I always thought that the lasso just forced out the truth. 

But here Bendis makes it seem like the person in the lasso sees the questioner as a monster and the answer comes out of fear. Batman and Black Adam look like creatures out of nightmares. I don't know if I want that from Diana. That isn't loving submission.

I don't know if the lasso has ever been shown in this way.

And then the big twist. After hunting down innumerable leads through lawyers, companies laundering money, and more Deathstrokes, the League seems to come to the head of the beast. (I will say these pages reminded me of old school League stories where they would split up. Each mini-team has one panel to tell a microstory here about meeting these leads.)

The power behind this new villainous spy army is ... The Royal Flush Gang???

Even the League is confused. 

Then a crazy cliffhanger. As the League debates if the Royal Flush Gang has moved on from robbery to try and become world dominators, they get word the Fortress of Solitude has been stolen.

Now this sounds like a Leviathan move given his penchant for teleporting buildings away. But Leviathan is defeated. So has someone grabbed on to that tech?

That came out of the blue.

I suppose I was entertained here if not floored. I did like the art. And seeing the League doing police work was fun in its own way. But it felt like sort of half an issue. I want so much from this title. Perhaps my expectations are too high. 

Overall grade: B-


Anonymous said...

Bendis said something on the Word Balloon podcast like there was no longer a place for Checkmate with the post-DiDio changes in direction, until he pitched that he could connect it to Justice League.

It's felt like Justice League was hijacked, but since editorial gave this the green light knowing where the story was going,I can't exactly blame it entirely on Bendis.

This issue of Justice League was delayed from 10/19 to 11/9 to 11/16. Since Checkmate #5 came out on 10/26 and the finale is coming out tomorrow, the original release schedule for JL would have been even more confusing.

Checkmate #1 was in June, and if it had started in March right after Future State, Justice League probably would have made sense. That delay seems to be the root cause. I believe Bendis's run on Superman and Action was also cut short.
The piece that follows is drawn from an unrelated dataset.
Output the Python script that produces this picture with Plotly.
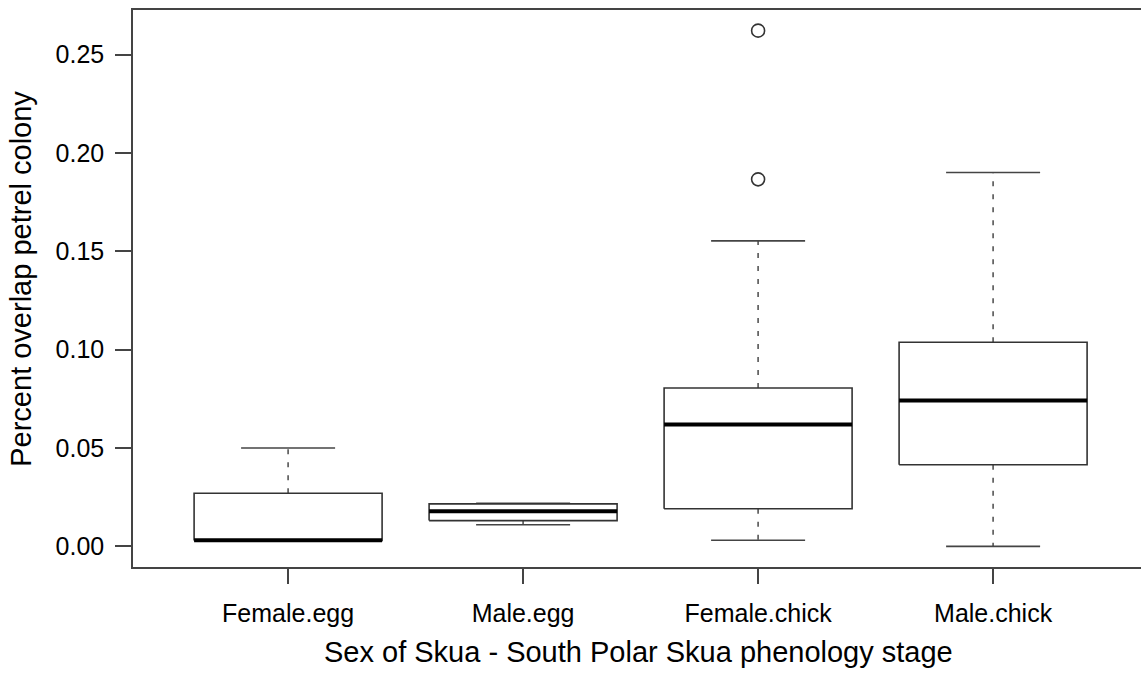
import plotly.graph_objects as go

# ---- data ----
categories = ["Female.egg", "Male.egg", "Female.chick", "Male.chick"]
lower_whisker = [0.0026, 0.0110, 0.0031, 0.0000]
q1 = [0.0030, 0.0131, 0.0191, 0.0415]
median = [0.0031, 0.0178, 0.0619, 0.0742]
q3 = [0.0270, 0.0216, 0.0805, 0.1038]
upper_whisker = [0.0500, 0.0219, 0.1553, 0.1901]
outlier_group = ["Female.chick", "Female.chick"]
outlier_values = [0.1866, 0.2622]

y_ticks = [0.00, 0.05, 0.10, 0.15, 0.20, 0.25]

FONT = "Liberation Sans, Arial, Helvetica, sans-serif"
FS = 25
FS_TITLE = 29
BOX_HALF = 0.4
STAPLE_HALF = 0.2
pos = {c: i + 1 for i, c in enumerate(categories)}

box_x, box_y = [], []
med_x, med_y = [], []
wh_x, wh_y = [], []
st_x, st_y = [], []
for c, lo, a, m, b, hi in zip(categories, lower_whisker, q1, median, q3, upper_whisker):
    p = pos[c]
    box_x += [p - BOX_HALF, p + BOX_HALF, p + BOX_HALF, p - BOX_HALF, p - BOX_HALF, None]
    box_y += [a, a, b, b, a, None]
    med_x += [p - BOX_HALF, p + BOX_HALF, None]
    med_y += [m, m, None]
    wh_x += [p, p, None, p, p, None]
    wh_y += [b, hi, None, a, lo, None]
    st_x += [p - STAPLE_HALF, p + STAPLE_HALF, None, p - STAPLE_HALF, p + STAPLE_HALF, None]
    st_y += [hi, hi, None, lo, lo, None]

fig = go.Figure()
fig.add_trace(go.Scatter(x=wh_x, y=wh_y, mode="lines",
                         line=dict(color="#555555", width=1.6, dash="5px,8px"),
                         hoverinfo="skip", showlegend=False))
fig.add_trace(go.Scatter(x=st_x, y=st_y, mode="lines",
                         line=dict(color="#444444", width=1.6),
                         hoverinfo="skip", showlegend=False))
fig.add_trace(go.Scatter(x=box_x, y=box_y, mode="lines",
                         line=dict(color="#333333", width=1.6),
                         hoverinfo="skip", showlegend=False))
fig.add_trace(go.Scatter(x=med_x, y=med_y, mode="lines",
                         line=dict(color="#000000", width=4),
                         hoverinfo="skip", showlegend=False))
fig.add_trace(go.Scatter(x=[pos[g] for g in outlier_group], y=outlier_values, mode="markers",
                         marker=dict(symbol="circle-open", size=13, color="#333333",
                                     line=dict(width=1.6)),
                         hoverinfo="skip", showlegend=False))

fig.update_layout(
    width=1141, height=695,
    margin=dict(l=133, r=0, t=10, b=128),
    paper_bgcolor="white", plot_bgcolor="white",
    font=dict(family=FONT, size=FS, color="black"),
    showlegend=False,
    xaxis=dict(
        range=[0.34, 0.34 + 1008 / 235],
        tickvals=[pos[c] for c in categories], ticktext=categories,
        ticks="outside", ticklen=15, tickwidth=1.5, tickcolor="#444444",
        showline=True, linecolor="#444444", linewidth=1.5, mirror=True,
        showgrid=False, zeroline=False, ticklabelstandoff=8,
        tickfont=dict(family=FONT, size=FS, color="black"),
    ),
    yaxis=dict(
        range=[-0.0105, 0.2727],
        tickvals=y_ticks, ticktext=[f"{v:.2f}" for v in y_ticks],
        ticks="outside", ticklen=16, tickwidth=1.5, tickcolor="#444444",
        showline=True, linecolor="#444444", linewidth=1.5, mirror=False,
        showgrid=False, zeroline=False, ticklabelstandoff=6,
        tickfont=dict(family=FONT, size=FS, color="black"),
    ),
    annotations=[
        dict(text="Sex of Skua - South Polar Skua phenology stage",
             xref="paper", yref="paper", x=(638 - 133) / 1008, y=(567.5 - 653) / 557.5,
             xanchor="center", yanchor="middle", showarrow=False,
             font=dict(family=FONT, size=FS_TITLE, color="black")),
        dict(text="Percent overlap petrel colony",
             xref="paper", yref="paper", x=(21 - 133) / 1008, y=(567.5 - 279) / 557.5,
             xanchor="center", yanchor="middle", textangle=-90, showarrow=False,
             font=dict(family=FONT, size=FS_TITLE, color="black")),
    ],
)

fig.write_html("out.html")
Lots of things didn't go smoothly at the end of last year. Maybe someday someone will write a behind-the-scenes tale.


Martin Gray said...

I’m sure the behind-the-scenes story would be more satisfying than this. When things changed editorially, surely Bendis could have nipped the story in the bud, given it a minimum number of issues; instead it’s dragging on and on… if he couldn’t have come up with a new story to fill the scheduled issues, I’m sure fill-in master Dan Abnett would have stepped up.

Does anyone at this stage believe we’ll get the story behind Lois Lane’s supposed brother? Why was he the snowman’s ticket? Who’s his mother? Why was he a secret from Lois?

Nah, he’ll go the way of Diana’s long-lost brother of a few years back - mind, James Robinson did enough with him that I actually liked him as a character.